Signed-off-by: Chuck Lever<chuck.lever@xxxxxxxxxx>
---
utils/statd/sm-notify.c | 21 +++++++++++++++++----
1 files changed, 17 insertions(+), 4 deletions(-)
diff --git a/utils/statd/sm-notify.c b/utils/statd/sm-notify.c
index 2d14668..437e37a 100644
--- a/utils/statd/sm-notify.c
+++ b/utils/statd/sm-notify.c
@@ -634,15 +634,28 @@ recv_rpcbind_reply(struct sockaddr *sap, struct nsm_host *host, XDR *xdr)
}
/*
- * Successful NOTIFY call. Server returns void, so nothing
- * we need to do here.
+ * Successful NOTIFY call. Server returns void.
+ *
+ * Try sending another SM_NOTIFY with an unqualified "my_name"
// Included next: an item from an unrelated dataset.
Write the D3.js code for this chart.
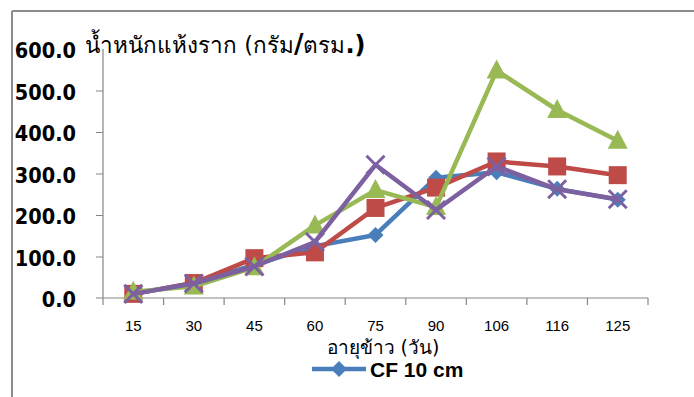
<!DOCTYPE html>
<html><head><meta charset="utf-8">
<script src="https://cdn.jsdelivr.net/npm/d3@7"></script>
<style>html,body{margin:0;padding:0;background:#fff;}svg{display:block;}</style>
</head><body>
<svg id="c" width="694" height="397"></svg>
<script>
const categories = ["15","30","45","60","75","90","106","116","125"];
const cf10 = [10, 36, 80, 125, 152, 290, 303, 263, 237];
const series2 = [10, 36, 96, 110, 217, 266, 329, 317, 296];
const series3 = [15, 28, 74, 175, 260, 219, 548, 453, 379];
const series4 = [10, 35, 76, 135, 321, 212, 317, 262, 238];
const yTicks = [0, 100, 200, 300, 400, 500, 600];
const seriesNames = ["CF 10 cm", "S2", "S3", "S4"];
const colors = ["#4a7ebb", "#be4b48", "#98b954", "#7d60a0"];
const shapes = ["diamond", "square", "triangle", "cross"];

const svg = d3.select("#c");
// outer frame
svg.append("line").attr("x1",12).attr("x2",694).attr("y1",11).attr("y2",11).attr("stroke","#8c8c8c").attr("stroke-width",2);
svg.append("line").attr("x1",12).attr("x2",12).attr("y1",11).attr("y2",397).attr("stroke","#8c8c8c").attr("stroke-width",2);

const x = d3.scaleBand().domain(categories).range([103, 648]);
const y = d3.scaleLinear().domain([0, 600]).range([298, 49]);

// y axis
const yAxis = d3.axisLeft(y).tickValues(yTicks).tickSize(7).tickFormat(d3.format(".1f"));
const gy = svg.append("g").attr("transform","translate(103,0)").call(yAxis);
gy.select(".domain").attr("stroke","#868686").attr("stroke-width",1.2).attr("d","M0,49V298");
gy.selectAll(".tick line").attr("stroke","#868686");
gy.selectAll(".tick text").attr("x",-27).attr("dy","0.4em").attr("font-family","'DejaVu Sans Condensed', 'DejaVu Sans'").attr("font-weight","bold").attr("font-size",21.5).attr("fill","#000");
gy.selectAll(".tick").filter(d=>d===0||d===600).select("line").remove();

// x axis
const xAxis = d3.axisBottom(x).tickSize(0).tickPadding(22);
const gx = svg.append("g").attr("transform","translate(0,298)").call(xAxis);
gx.select(".domain").attr("stroke","#868686").attr("stroke-width",1.2).attr("d","M96,0H648");
gx.selectAll(".tick text").attr("font-family","Liberation Sans").attr("font-size",15).attr("fill","#000");
// boundary ticks
const bounds = categories.map(c=>x(c)).concat([x.range()[1]]);
gx.selectAll(".btick").data(bounds).enter().append("line").attr("class","btick")
  .attr("x1",d=>d).attr("x2",d=>d).attr("y1",0).attr("y2",7).attr("stroke","#868686").attr("stroke-width",1.2);

const cx = c => x(c) + x.bandwidth()/2;

const allSeries = [cf10, series2, series3, series4];
const line = d3.line().x((d,i)=>cx(categories[i])).y(d=>y(d));

function marker(g, shape, color, px, py){
  if(shape==="diamond"){
    g.append("path").attr("d",`M${px},${py-8}L${px+8},${py}L${px},${py+8}L${px-8},${py}Z`).attr("fill",color);
  } else if(shape==="square"){
    g.append("rect").attr("x",px-9).attr("y",py-9).attr("width",18).attr("height",18).attr("fill",color);
  } else if(shape==="triangle"){
    g.append("path").attr("d",`M${px},${py-11}L${px+10},${py+8}L${px-10},${py+8}Z`).attr("fill",color);
  } else {
    g.append("path").attr("d",`M${px-9},${py-9}L${px+9},${py+9}M${px+9},${py-9}L${px-9},${py+9}`).attr("stroke",color).attr("stroke-width",3);
  }
}

allSeries.forEach((vals, si)=>{
  const g = svg.append("g");
  g.append("path").datum(vals).attr("d",line).attr("fill","none").attr("stroke",colors[si]).attr("stroke-width",4.5).attr("stroke-linejoin","round");
  vals.forEach((v,i)=>marker(g, shapes[si], colors[si], cx(categories[i]), y(v)));
});

// title
const t = svg.append("text").attr("x",85).attr("y",53).attr("font-size",22.5).attr("fill","#000").attr("font-family","Tahoma, 'DejaVu Sans', sans-serif");
t.append("tspan").text("น้ำหนักแห้งราก (กรัม");
t.append("tspan").attr("font-weight","bold").attr("font-size",26).text("/");
t.append("tspan").text("ตรม");
t.append("tspan").attr("font-weight","bold").attr("font-size",24).text(".)");

// x axis title
svg.append("text").attr("x",383).attr("y",354).attr("text-anchor","middle").attr("font-size",19).attr("fill","#000")
  .attr("font-family","Tahoma, 'DejaVu Sans', sans-serif").text("อายุข้าว (วัน)");

// legend
const lg = svg.append("g");
lg.append("line").attr("x1",312).attr("x2",366).attr("y1",369).attr("y2",369).attr("stroke",colors[0]).attr("stroke-width",4.5);
marker(lg, shapes[0], colors[0], 339, 369);
lg.append("text").attr("x",370).attr("y",377).attr("font-family","Liberation Sans").attr("font-weight","bold").attr("font-size",21).attr("fill","#000").text(seriesNames[0]);
</script>
</body></html>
+ * argument. Reuse the port number. If "my_name" is already
+ * unqualified, we're done.
*/
static void
recv_notify_reply(struct nsm_host *host)
{
- xlog(D_GENERAL, "Host %s notified successfully", host->name);
+ char *dot = strchr(host->my_name, '.');
- smn_forget_host(host);
+ if (dot != NULL) {
+ *dot = '\0';
+ host->send_next = time(NULL);
+ host->xid = 0;
+ if (host->timeout>= NSM_MAX_TIMEOUT / 4)
+ host->timeout = NSM_MAX_TIMEOUT / 4;
+ insert_host(host);
What happens when host->my_name now resolves to host in a
different domain? Will this mean we now will be sending SM_NOTIFYs
to random hosts?
Also, what happens when host->my_name does not resolve to anything?
Looking at notify(), it appears the unqualified my_name will stay
on the hosts list, because notify_host() will fail since the
smn_lookup() fails and will always set host->ai = NULL. Unless
I am missing something, this will cause notify() to increment
hp->retries and insert the hp pointer back on the host list.
I don't see how that cycle will broken....
host->my_name isn't used to generate the recipient's address, host->name is.
host->my_name is the _argument_ of an SM_NOTIFY request. That argument
is used as a search key by the remote, but sm-notify does not use this
string for DNS resolution.
Grep for "my_name" in sm-notify.c to confirm this.